The artistically collaborative possibilities inherent in the new strain of Internet 2 technologies has caused me to think on future projects in a new light. I have an idea for a rock musical, for instance, but because such a notion of "rock musical" is already tainted with cliché connotations, why not make the thing into an event, one with as much an element of the unpredictable as there is of the rehearsed? Perhaps I could explain this in the program, and announce the specific moments when the experimentation will occur. Given the beta-ever-evolving nature of the medium at this stage - and the economics of charging high tickets prices to cover overhead in NYC - I don't think it would be fair to trick audiences into thinking they'd get the same thing every time. Then again, with practice I suppose the whole thing could be made seamless.
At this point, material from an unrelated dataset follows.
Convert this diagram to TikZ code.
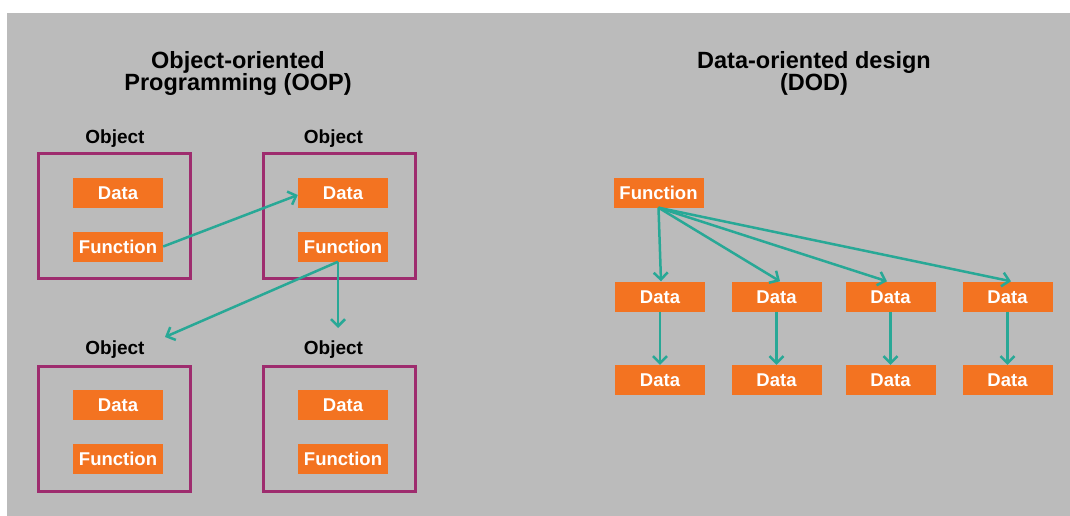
\documentclass[tikz,border=0pt]{standalone}
\usepackage{fontspec}
\setmainfont{Liberation Sans}
\usetikzlibrary{arrows.meta}
\definecolor{panelgray}{RGB}{187,187,187}
\definecolor{boxorange}{RGB}{243,115,33}
\definecolor{objpurple}{RGB}{158,44,110}
\definecolor{linkteal}{RGB}{40,168,150}
\newcommand{\tightlines}{\lineskiplimit=-30pt\relax}

\begin{document}
\begin{tikzpicture}[x=1pt,y=-1pt,
  item/.style={fill=boxorange, text=white, font=\fontsize{18.5}{20}\selectfont\bfseries,
    minimum width=90pt, minimum height=30pt, inner sep=0pt, text height=13.3pt, text depth=0pt},
  objbox/.style={draw=objpurple, line width=3pt, minimum width=152pt, minimum height=125pt, inner sep=0pt},
  objlabel/.style={font=\fontsize{19}{20}\selectfont\bfseries, anchor=base, inner sep=0pt},
  title/.style={font=\fontsize{23.5}{21.5}\selectfont\bfseries\tightlines,
    align=center, anchor=base, inner sep=0pt},
  link/.style={draw=linkteal, line width=2.5pt, -{Straight Barb[length=7pt,width=14pt]}}
]
% canvas
\useasboundingbox (0,0) rectangle (1070,516);
\fill[white] (0,0) rectangle (1070,516);
\fill[panelgray] (7,13) rectangle (1070,516);

% ---------- Object-oriented programming ----------
\node[title] (oop) at (238,90.5) {Object-oriented\\Programming (OOP)};

\node[objbox] (o1) at (114.6,216) {};
\node[objbox] (o2) at (339.5,216) {};
\node[objbox] (o3) at (114.6,429) {};
\node[objbox] (o4) at (339.5,429) {};

\node[objlabel] (l1) at (115,143) {Object};
\node[objlabel] (l2) at (333.5,143) {Object};
\node[objlabel] (l3) at (115,354) {Object};
\node[objlabel] (l4) at (333.5,354) {Object};

\node[item] (d1) at (118,193) {Data};
\node[item] (f1) at (118,246.5) {Function};
\node[item] (d2) at (343,193) {Data};
\node[item] (f2) at (343,246.5) {Function};
\node[item] (d3) at (118,405) {Data};
\node[item] (f3) at (118,458.5) {Function};
\node[item] (d4) at (343,405) {Data};
\node[item] (f4) at (343,458.5) {Function};

\coordinate (hub) at ([xshift=-5pt]f2.south);
\coordinate (t3) at (165,337);
\coordinate (t4) at (338,328);

\draw[link] (f1.east) -- ([yshift=-2pt]d2.west);
\draw[link] (hub) -- (t3);
\draw[link] (hub) -- (t4);

% ---------- Data-oriented design ----------
\node[title] (dod) at (814,90.5) {Data-oriented design\\(DOD)};

\node[item] (fn) at (658.5,192.5) {Function};

\foreach \i/\x/\dx in {1/660/1,2/776.5/3.5,3/890.5/-3.5,4/1007.5/3.5}{
  \node[item] (a\i) at (\x,296.5) {Data};
  \node[item] (b\i) at (\x,380) {Data};
  \draw[link] (fn.south) -- ([xshift=\dx pt]a\i.north);
  \draw[link] (a\i.south) -- (b\i.north);
}
\end{tikzpicture}
\end{document}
Clearly, though, a spectator has to go into this with a much more open-minded view of what theatre is and could be.

I am encouraged by the egalitarianism of bringing this capability to the masses via iChat, although clearly the difference between an amateurish vaunt and a more professional one requires some pretty pricey equipment (mixers, monitors, cameras, projectors, screens, and the like). Many of those putting on events like this in the future may choose to bypass many of these components, in which case an already prominent trend of bringing the arts to a more casual home play space is likely to continue in that direction. As with any artistic endeavor, you have to play to the space, and if that space is increasingly people's laptop screens then producers of events in larger traditional theatre and concert hall spaces are to have even more to compete with since the first fallout of the domestic entertainment revolution, the surround sound home theatre. Can the arts survive this? What may finally trump this threat is that man is indeed a social animal... so if someone at home can log in and watch an event from anywhere, they become exposed to it, and may want to bring their friends to it live thereafter, thereby making the streaming version a form of advertising for the real thing (because, clearly, the quality cannot be as good without some parts that are truly in the flesh). We'll see, if we get to the point of 3-D holograms and perfect precision in audio with zero latency then the living real time arts may one day be dead.